Why has the size of L1 cache not increased very much over the last 20 years?
30K of Wikipedia text isn't as helpful as an explanation of why too large of a cache is less optimal. When the cache gets too large the latency to find an item in the cache (factoring in cache misses) begins to approach the latency of looking up the item in main memory. I don't know what proportions CPU designers aim for, but I would think it is something analogous to the 80-20 guideline: You'd like to find your most common data in the cache 80% of the time, and the other 20% of the time you'll have to go to main memory to find it. (or whatever the CPU designers intended proportions may be.)
EDIT: I'm sure it's nowhere near 80%/20%, so substitute X and 1-X. :)
One factor is that L1 fetches start before the TLB translations are complete so as to decrease latency. With a small enough cache and high enough way the index bits for the cache will be the same between virtual and physical addresses. This probably decreases the cost of maintaining memory coherency with a virtually-indexed, physically-tagged cache.
Cache size is influenced by many factors:
Speed of electric signals (should be if not the speed of light, something of same order of magnitude):
- 300 meters in one microsecond.
- 30 centimeters in one nanosecond.
Economic cost (circuits at different cache levels may be different and certain cache sizes may be unworth)
- Doubling cache size does not double performance (even if physics allowed that size to work) for small sizes doubling gives much more than double performance, for big sizes doubling cache size gives almost no extra performance.

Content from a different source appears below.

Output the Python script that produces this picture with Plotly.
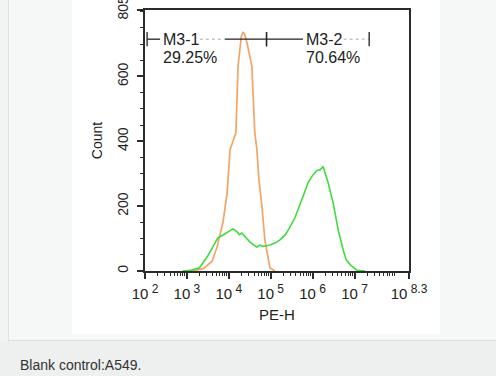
import plotly.graph_objects as go

# ---- data (x as log10 exponents of PE-H, y = Count) ----
blank_exp = [2.9, 3.2, 3.4, 3.6, 3.72, 3.86, 3.96, 4.03, 4.1, 4.17, 4.22, 4.26, 4.3, 4.34, 4.38, 4.44,
             4.5, 4.55, 4.62, 4.67, 4.72, 4.79, 4.86, 4.93, 4.98, 5.1]
blank_cnt = [0, 2, 8, 30, 74, 149, 241, 375, 400, 427, 631, 690, 725, 737, 730, 700,
             660, 631, 427, 375, 280, 200, 96, 40, 10, 0]

sample_exp = [2.9, 3.1, 3.3, 3.48, 3.6, 3.74, 3.86, 3.95, 4.05, 4.1, 4.2, 4.25, 4.31, 4.39, 4.5, 4.6,
              4.67, 4.74, 4.81, 4.9, 4.98, 5.1, 5.22, 5.35, 5.45, 5.58, 5.7, 5.8, 5.89, 6.0, 6.1,
              6.18, 6.25, 6.3, 6.37, 6.49, 6.61, 6.73, 6.8, 6.9, 7.06, 7.25]
sample_cnt = [0, 2, 10, 43, 70, 102, 111, 118, 128, 130, 121, 112, 117, 105, 90, 80,
              74, 80, 76, 78, 80, 86, 96, 112, 133, 165, 204, 240, 272, 295, 310,
              312, 322, 300, 272, 210, 127, 65, 35, 19, 2, 0]

gate_names = ["M3-1", "M3-2"]
gate_lo = [2.05, 4.9]
gate_hi = [4.9, 7.35]
gate_pct = ["29.25%", "70.64%"]
gate_y = 715

x_tick_exp = [2, 3, 4, 5, 6, 7, 8.3]
x_tick_pow = ["2", "3", "4", "5", "6", "7", "8.3"]
y_tick_vals = [0, 200, 400, 600, 805]
y_range = [0, 805]
x_range_exp = [2, 8.3]

# label layout for each gate (log10 x of: label start, dotted start, dotted end)
label_start = [2.43, 5.84]
dot_start = [3.31, 6.74]
dot_end = [3.91, 7.35]

FONT = "Liberation Sans, Arial, sans-serif"
ORANGE = "#f3a468"
GREEN = "#3ddc3d"
AX = "#2b2b2b"
INK = "#222"

x_tick_text = ["10<sup><span style='font-size:12px'> %s</span></sup>" % p for p in x_tick_pow]

fig = go.Figure()
fig.add_trace(go.Scatter(x=[10 ** e for e in blank_exp], y=blank_cnt, mode="lines",
                         line=dict(color=ORANGE, width=1.7), hoverinfo="skip"))
fig.add_trace(go.Scatter(x=[10 ** e for e in sample_exp], y=sample_cnt, mode="lines",
                         line=dict(color=GREEN, width=1.6), hoverinfo="skip"))

# gate markers
for i, (name, lo, hi, pct) in enumerate(zip(gate_names, gate_lo, gate_hi, gate_pct)):
    ls, ds, de = label_start[i], dot_start[i], dot_end[i]
    fig.add_trace(go.Scatter(x=[10 ** lo, 10 ** (ls - 0.07)], y=[gate_y, gate_y], mode="lines",
                             line=dict(color=INK, width=1.3), hoverinfo="skip"))
    fig.add_trace(go.Scatter(x=[10 ** ds, 10 ** de], y=[gate_y, gate_y], mode="lines",
                             line=dict(color="#aaaaaa", width=1, dash="dot"), hoverinfo="skip"))
    if de < hi:
        fig.add_trace(go.Scatter(x=[10 ** de, 10 ** hi], y=[gate_y, gate_y], mode="lines",
                                 line=dict(color=INK, width=1.3), hoverinfo="skip"))
    for e in (lo, hi):
        fig.add_trace(go.Scatter(x=[10 ** e, 10 ** e], y=[gate_y - 22, gate_y + 22], mode="lines",
                                 line=dict(color=INK, width=1.3), hoverinfo="skip"))
    fig.add_annotation(x=ls, y=gate_y, text=name, showarrow=False, xanchor="left",
                       yanchor="middle", xshift=-2,
                       font=dict(family=FONT, size=16, color=INK))
    fig.add_annotation(x=ls, y=gate_y - 58, text=pct, showarrow=False, xanchor="left",
                       yanchor="middle", xshift=-2,
                       font=dict(family=FONT, size=16, color=INK))

# background panels (paper coords: plot area is x 145..409, y 10..271 px)
def px_x(p):
    return (p - 145) / 264.0

def px_y(p):
    return (271 - p) / 261.0

shapes = [
    dict(type="rect", xref="paper", yref="paper", x0=px_x(-5), x1=px_x(8), y0=px_y(341), y1=px_y(-5),
         fillcolor="#f2f3f3", line=dict(width=0), layer="below"),
    dict(type="line", xref="paper", yref="paper", x0=px_x(8.5), x1=px_x(8.5), y0=px_y(341), y1=px_y(-5),
         line=dict(color="#e0e2e2", width=1), layer="below"),
    dict(type="rect", xref="paper", yref="paper", x0=px_x(72), x1=px_x(440), y0=px_y(334), y1=px_y(-5),
         fillcolor="white", line=dict(width=0), layer="below"),
    dict(type="rect", xref="paper", yref="paper", x0=px_x(-5), x1=px_x(500), y0=px_y(380), y1=px_y(341),
         fillcolor="#eeefef", line=dict(width=0), layer="below"),
    dict(type="line", xref="paper", yref="paper", x0=px_x(8), x1=px_x(500), y0=px_y(340.5), y1=px_y(340.5),
         line=dict(color="#dcdede", width=1), layer="below"),
]

fig.add_annotation(xref="paper", yref="paper", x=px_x(18), y=px_y(365), text="Blank control:A549.",
                   showarrow=False, xanchor="left", yanchor="middle",
                   font=dict(family=FONT, size=14, color="#333"))

minor_x = [m * 10 ** d for d in range(2, 9) for m in range(2, 10) if m * 10 ** d < 10 ** 8.3]

fig.update_layout(
    width=496, height=376,
    margin=dict(l=145, r=87, t=10, b=105),
    paper_bgcolor="#f6f7f7", plot_bgcolor="rgba(0,0,0,0)",
    showlegend=False, shapes=shapes,
    font=dict(family=FONT, size=13, color=INK),
    xaxis=dict(type="log", range=x_range_exp, tickmode="array", automargin=False,
               tickvals=[10 ** e for e in x_tick_exp], ticktext=x_tick_text,
               ticks="outside", ticklen=6, tickwidth=1.5, tickcolor=AX,
               ticklabelstandoff=2, ticklabeloverflow="allow",
               showline=True, linecolor=AX, linewidth=2, mirror=True,
               showgrid=False, zeroline=False,
               tickfont=dict(family=FONT, size=15, color=INK),
               minor=dict(tickmode="array", tickvals=minor_x, ticks="outside", ticklen=3,
                          tickcolor=AX, tickwidth=1, showgrid=False),
               title=dict(text="PE-H", font=dict(family=FONT, size=15, color=INK), standoff=8)),
    yaxis=dict(range=y_range, tickmode="array", tickvals=y_tick_vals, automargin=False,
               ticks="outside", ticklen=6, tickwidth=1.5, tickcolor=AX, tickangle=-90,
               ticklabelstandoff=3, ticklabeloverflow="allow",
               showline=True, linecolor=AX, linewidth=2, mirror=True,
               showgrid=False, zeroline=False,
               tickfont=dict(family=FONT, size=14, color=INK),
               minor=dict(dtick=50, ticks="outside", ticklen=3, tickcolor=AX, tickwidth=1, showgrid=False),
               title=dict(text="Count", font=dict(family=FONT, size=14, color=INK), standoff=10)),
)

fig.write_html("out.html", config={"displayModeBar": False},
               post_script="document.body.style.margin='0';document.body.style.overflow='hidden';")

- At wikipedia you can find a chart showing for example how unworth is making caches bigger than 1MB (actually bigger caches exist but you must keep in count that those are multiprocessor cores.)

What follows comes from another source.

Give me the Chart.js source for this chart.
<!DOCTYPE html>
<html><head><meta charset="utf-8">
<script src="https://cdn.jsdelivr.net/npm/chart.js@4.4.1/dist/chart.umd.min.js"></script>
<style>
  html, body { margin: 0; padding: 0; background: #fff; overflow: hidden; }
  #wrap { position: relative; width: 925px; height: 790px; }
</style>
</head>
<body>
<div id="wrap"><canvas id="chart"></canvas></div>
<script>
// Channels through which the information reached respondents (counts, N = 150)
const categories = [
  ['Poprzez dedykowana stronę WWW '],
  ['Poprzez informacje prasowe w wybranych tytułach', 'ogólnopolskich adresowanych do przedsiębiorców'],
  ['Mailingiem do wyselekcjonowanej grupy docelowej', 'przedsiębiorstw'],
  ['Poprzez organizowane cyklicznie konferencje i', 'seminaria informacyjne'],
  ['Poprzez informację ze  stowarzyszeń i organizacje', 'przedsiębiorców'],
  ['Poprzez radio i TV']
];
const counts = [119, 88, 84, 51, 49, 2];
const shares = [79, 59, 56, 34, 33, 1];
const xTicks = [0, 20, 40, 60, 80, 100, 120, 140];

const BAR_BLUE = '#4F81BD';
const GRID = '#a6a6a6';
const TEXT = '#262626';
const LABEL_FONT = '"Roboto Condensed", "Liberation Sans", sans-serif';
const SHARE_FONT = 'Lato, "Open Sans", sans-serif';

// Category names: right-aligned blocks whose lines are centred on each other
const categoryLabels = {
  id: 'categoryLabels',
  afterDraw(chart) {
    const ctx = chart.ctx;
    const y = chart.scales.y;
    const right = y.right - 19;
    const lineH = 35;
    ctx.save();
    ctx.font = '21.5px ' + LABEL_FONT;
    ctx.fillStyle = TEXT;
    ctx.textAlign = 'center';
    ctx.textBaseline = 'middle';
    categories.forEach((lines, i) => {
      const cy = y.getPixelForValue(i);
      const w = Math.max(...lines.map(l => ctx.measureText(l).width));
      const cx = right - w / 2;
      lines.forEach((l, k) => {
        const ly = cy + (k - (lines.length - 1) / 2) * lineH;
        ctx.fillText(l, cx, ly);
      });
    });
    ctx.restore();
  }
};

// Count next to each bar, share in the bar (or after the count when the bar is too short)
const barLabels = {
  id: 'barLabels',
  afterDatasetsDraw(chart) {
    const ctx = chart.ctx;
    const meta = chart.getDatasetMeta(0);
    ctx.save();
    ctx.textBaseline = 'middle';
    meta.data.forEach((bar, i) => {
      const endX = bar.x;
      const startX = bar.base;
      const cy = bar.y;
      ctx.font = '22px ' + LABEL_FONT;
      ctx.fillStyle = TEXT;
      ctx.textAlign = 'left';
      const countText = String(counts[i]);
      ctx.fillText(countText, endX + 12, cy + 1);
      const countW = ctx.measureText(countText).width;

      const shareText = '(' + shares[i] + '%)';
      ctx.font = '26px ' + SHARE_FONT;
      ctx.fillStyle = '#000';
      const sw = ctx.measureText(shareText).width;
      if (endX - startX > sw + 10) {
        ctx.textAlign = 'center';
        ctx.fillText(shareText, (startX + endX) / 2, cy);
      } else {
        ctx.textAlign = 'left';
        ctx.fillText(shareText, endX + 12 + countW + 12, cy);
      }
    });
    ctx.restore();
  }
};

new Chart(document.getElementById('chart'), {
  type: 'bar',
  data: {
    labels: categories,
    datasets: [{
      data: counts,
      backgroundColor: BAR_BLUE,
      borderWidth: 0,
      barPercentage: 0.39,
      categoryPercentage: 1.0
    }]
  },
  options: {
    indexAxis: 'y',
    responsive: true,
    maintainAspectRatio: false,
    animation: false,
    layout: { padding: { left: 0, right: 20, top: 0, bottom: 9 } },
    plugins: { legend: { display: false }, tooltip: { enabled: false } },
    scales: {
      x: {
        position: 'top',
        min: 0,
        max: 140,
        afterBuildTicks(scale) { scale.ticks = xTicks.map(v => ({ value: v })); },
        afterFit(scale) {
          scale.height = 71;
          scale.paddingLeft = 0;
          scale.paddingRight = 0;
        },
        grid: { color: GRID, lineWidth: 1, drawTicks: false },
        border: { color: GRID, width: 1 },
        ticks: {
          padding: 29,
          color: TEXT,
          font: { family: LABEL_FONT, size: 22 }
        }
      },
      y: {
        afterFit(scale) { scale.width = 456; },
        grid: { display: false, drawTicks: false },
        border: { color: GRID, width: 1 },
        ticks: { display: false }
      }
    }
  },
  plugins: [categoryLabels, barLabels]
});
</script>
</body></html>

- For L1 caches there should be some other charts (that vendors don't show) that make convenient 64 Kb as size.
If L1 cache size didn't changed after 64kb it's because it was no longer worth. Also note that now there's a greater "culture" about cache and many programmers write "cache-friendly" code and/or use prefetech instructions to reduce latency.
I tried once creating a simple program that was accessing random locations in an array (of several MegaBytes): that program almost freezed the computer because for each random read a whole page was moved from RAM to cache and since that was done very often that simple program was draining out all bandwith leaving really few resources for the OS.